La BBC nous offre un grand lot de documentaires de qualité, portant sur des sujets contemporains, intéressants et qui contiennent matière à développement. Avec The Enemy Within, on nous livre encore une fois une œuvre substantielle - le sujet comme la réalisation de Simon Chu sont ici dignes d’intérêt.

The Enemy Within est un regard viscéral et artistique sur l’art
contemporain qu’abrite la Tate Modern, un des plus grands musées d’art du 20ième siècle. Dans ce musée, on retrouve ces oeuvres qui ont choqué : l’urinoir Fontaine de Duchamp, la pile de briques de Carl André, l’art actuel des frères Chapman (Jake Chapman lui-même mènera le film à une réflexion sur ces oeuvres qui ont changé l’art du dernier siècle).

Le film est d’abord très bien documenté, on ne s’y contente pas d’une visite guidée du musée, ni de commentaires plats sur les oeuvres. Une documentation diverse ne touchant qu’à des points, des oeuvres et des artistes intéressants et qui, comme le titre l’annonce, se compose comme un virus attaquant le système central et se propageant à travers le corps. Le réalisateur s’amuse à intégrer des plans microscopiques de bactéries se
multipliant (à quelques reprises, le film se permet une tournure médicale et inquiétante quant à la propagation des virus). La narration lance différentes anecdotes passées et contemporaines, portant réflexion sur quelques concepts de cet art virus. Bref, l’utilisation de la voix off est maîtrisée, amenant le
spectateur à poser des questions et évaluer avec le film la composition et l’impact de cet art.

Afin de supporter sa documentation, Simon Chu nous propose une réalisation très bien menée, avec quelques fabuleux moments. Contrairement aux autres personnes interviewées, soulignant sa condition d’artiste, Jake Chapman nous est présenté de manière totalement expressive. Dans un environnement sombre, on a l’impression que sa tête flotte, qu’elle est la seule et unique partie de son corps (mis à part ses mains, avec lesquelles il travaille) à être présente. Les éclairages sont ici complètement fous, donnant d’un peu partout.

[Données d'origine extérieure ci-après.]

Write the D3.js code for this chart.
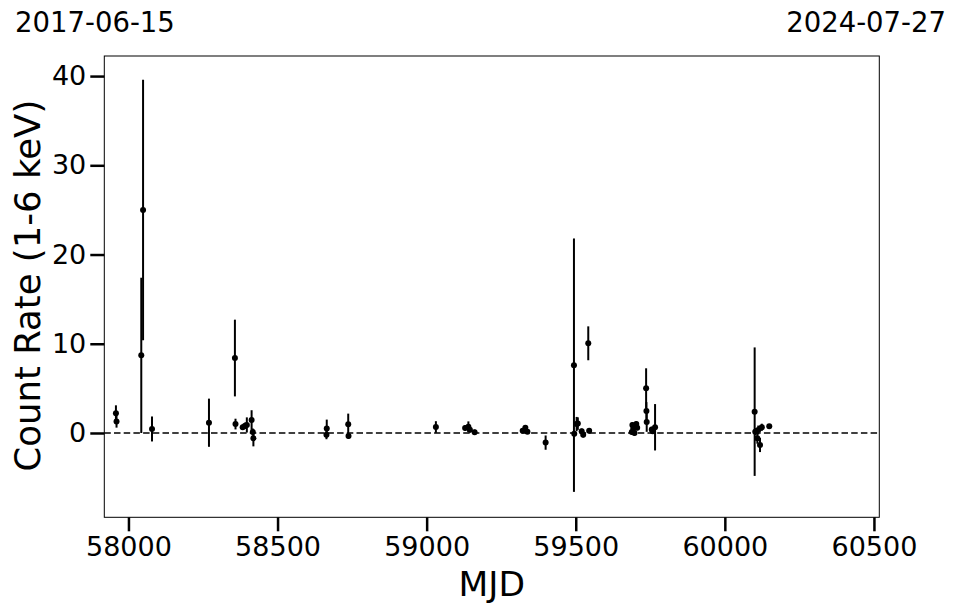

Cadrage et montage sont aussi utilisés pour la création d’atmosphère. Chu nous présente ce monde merveilleux infesté d’un virus. Nous avons droit à quelques plans tout à fait poétiques - par exemple celui sur le bord de l’eau, filmé lors d’un temps nuageux et affichant, en plein centre de cette vitalité naturelle, une petite usine et son énorme cheminée noire filmée en contre-plongée, trônant maladivement sur son environnement. La thématique principale du film nous est ici présentée en une simple composition.

Chu utilise fréquemment son montage en relations graphiques. Ainsi, il associe l’œuvre Little Death Machine de Chapman (qui comporte un phallus de plastique) à la cheminée-virus par enchaînement et association graphique. À un autre moment, les fondus enchaînés nous amènent à nous demander si la tarentule qu’il nous montre d’abord, inoffensive, grimpant sur un mur, n’est pas en fait sur la cheminée ou encore prête à attaquer la directrice du musée ! Humour, oui, mais d’abord symbolisme et réflexion parallèle au sujet (on ne se contente pas de montrer).

Les images en noir et blanc des caméras de surveillance, montrant les salles vides du musée, confèrent à ce dernier une atmosphère malade - lieu mis en quarantaine. Les caméras de surveillance nous étant introduites dès le début du film (on les voit à l’image), Chu nous rappelle, de la même façon qu’en ce qui concerne les plans de bactéries, qu’il ne faut pas oublier que ce que l’on voit (parlant de l’art) possède une origine matérielle. Il y a désacralisation de l’œuvre, au niveau de la forme même.

La trame sonore et le bruitage sont aussi bien utilisés. Sur ces
images de cheminée, ces caisses de bois à l’infini dans lesquelles sont enfermées les oeuvres, ces virus, ces bactéries et l’homme perdu dans cet environnement, Chu colle une trame sonore fantomatique, lourde, pesante, maladive avec des semblants de battements de cœur (que l’on peut entendre comme le glas que l’on sonne, annonçant mort et événement tragique). Ailleurs, la musique sera plus légère et rigolote : par exemple on a droit à des extraits d’Aphex Twins sur les oeuvres des Chapman.

Malheureusement, la forme est moins travaillée durant la dernière partie du film, dans laquelle on s’appuie davantage sur un contenu dépouillé.

Le film demeure bien maîtrisé, aucunement prétentieux et démontre le talent de Simon Chu. Ses prochains projets sont à surveiller.